LeetCode--Integer to Roman

Integer to Roman

1. 题目

Roman numerals are represented by seven different symbols: I, V, X, L, C, D and M.

Symbol       Value
I             1
V             5
X             10
L             50
C             100
D             500
M             1000

For example, two is written as II in Roman numeral, just two one's added together. Twelve is written as, XII, which is simply X + II. The number twenty seven is written as XXVII, which is XX + V + II.

Roman numerals are usually written largest to smallest from left to right. However, the numeral for four is not IIII. Instead, the number four is written as IV. Because the one is before the five we subtract it making four.
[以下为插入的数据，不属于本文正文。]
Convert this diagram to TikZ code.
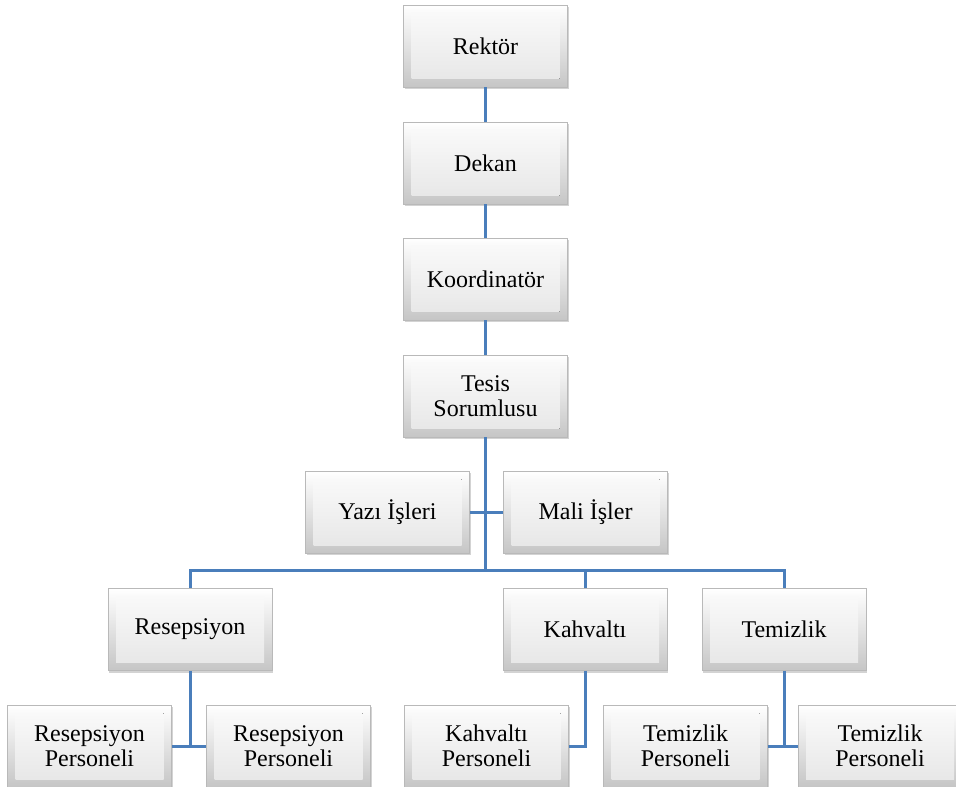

The same principle applies to the number nine, which is written as IX. There are six instances where subtraction is used:

• I can be placed before V (5) and X (10) to make 4 and 9. 
• X can be placed before L (50) and C (100) to make 40 and 90. 
• C can be placed before D (500) and M (1000) to make 400 and 900.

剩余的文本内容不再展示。